WYCY
- Hawley, Pennsylvania; United States;
- Broadcast area: Pocono Lake Region, Pennsylvania
- Frequency: 105.3 MHz
- Branding: Classic Hits 105.3

Programming
- Format: Classic hits
- Affiliations: Citadel Media

Ownership
- Owner: Bold Gold Media Group, L.P.
- Sister stations: WDNH-FM, WPSN

History
- First air date: September 1993

Technical information
- Licensing authority: FCC
- Facility ID: 3675
- Class: A
- ERP: 2,900 watts
- HAAT: 146 meters (479 ft)
- Transmitter coordinates: 41°34′45.00″N 75°10′42.00″W﻿ / ﻿41.5791667°N 75.1783333°W

Links
- Public license information: Public file; LMS;
- Webcast: Listen live
- Website: classichits1053.com

= WYCY =

WYCY (105.3 FM) is a radio station broadcasting a classic hits music format. Licensed to Hawley, Pennsylvania, United States, the station is currently owned by Bold Gold Media Group, L.P. and features programming from Citadel Media.

==History==
WYCY began in September 1993 as "Y105 The Best Mix". The station was then owned by Banner Broadcasting and its format was Adult Contemporary.
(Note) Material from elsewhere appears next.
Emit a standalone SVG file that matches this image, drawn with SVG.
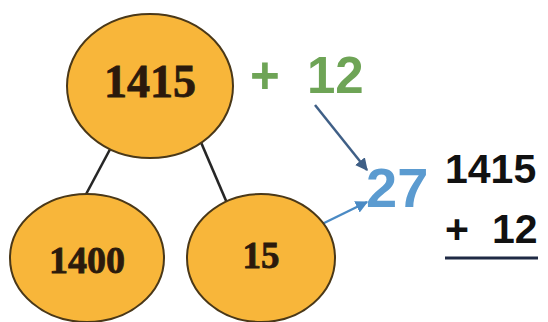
<svg xmlns="http://www.w3.org/2000/svg" width="548" height="322" viewBox="0 0 548 322">
<style>
.node{fill:#f8b63a;stroke:#4a3818;stroke-width:2}
.nt{font-family:"Liberation Serif",serif;font-weight:bold;fill:#2b1a0c;text-anchor:middle;stroke:#2b1a0c;stroke-width:0.8}
.tree{stroke:#262626;stroke-width:2.6;fill:none}
.sans{font-family:"Liberation Sans",Arial,sans-serif;font-weight:bold}
</style>
<defs>
<marker id="ahA" viewBox="0 0 10 10" refX="9" refY="5" markerWidth="5" markerHeight="5" orient="auto"><path d="M0,0 L10,5 L0,10 z" fill="#3f5f86"/></marker>
<marker id="ahB" viewBox="0 0 10 10" refX="9" refY="5" markerWidth="5" markerHeight="5" orient="auto"><path d="M0,0 L10,5 L0,10 z" fill="#4a8ac4"/></marker>
</defs>
<rect width="548" height="322" fill="#ffffff"/>
<g id="connectors">
<line class="tree" x1="115" y1="140" x2="84" y2="198"/>
<line class="tree" x1="200" y1="140" x2="227" y2="203"/>
<line x1="315" y1="105" x2="367" y2="170" stroke="#3f5f86" stroke-width="2.5" marker-end="url(#ahA)"/>
<line x1="318" y1="226" x2="367" y2="202" stroke="#4a8ac4" stroke-width="2.5" marker-end="url(#ahB)"/>
</g>
<g id="n1415">
<ellipse class="node" cx="150" cy="86" rx="83" ry="72"/>
<text class="nt" x="150" y="97" font-size="46">1415</text>
</g>
<g id="n1400">
<ellipse class="node" cx="87" cy="258" rx="77" ry="64"/>
<text class="nt" x="87" y="273" font-size="38">1400</text>
</g>
<g id="n15">
<ellipse class="node" cx="261" cy="258" rx="74" ry="64"/>
<text class="nt" x="261" y="268" font-size="37">15</text>
</g>
<g id="plus12">
<text class="sans" y="93" font-size="51" fill="#6ea456"><tspan x="250">+</tspan> <tspan x="307">12</tspan></text>
</g>
<g id="sum27">
<text class="sans" x="366" y="207" font-size="56" fill="#5b9bd0">27</text>
</g>
<g id="column">
<text class="sans" x="445" y="183" font-size="41" fill="#111111">1415</text>
<text class="sans" y="243" font-size="41" fill="#111111"><tspan x="445">+</tspan> <tspan x="492">12</tspan></text>
<line x1="445" y1="258" x2="538" y2="258" stroke="#1f2a44" stroke-width="3"/>
</g>
</svg>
In the mid- to late 1990s, it was sold and became Sunny 105, an oldies station. In early 2010 WYCY changed its name to Classic Hits 105.3, and now features more uptempo rock music. The station broadcasts to the Pocono Lake Region of Wayne and Pike Counties, Pennsylvania. It, along with its sister stations 95-3 DNH (WDNH-FM) and Headline News Radio 104.3 FM & 1590 AM (WPSN), are the heritage stations serving the local communities.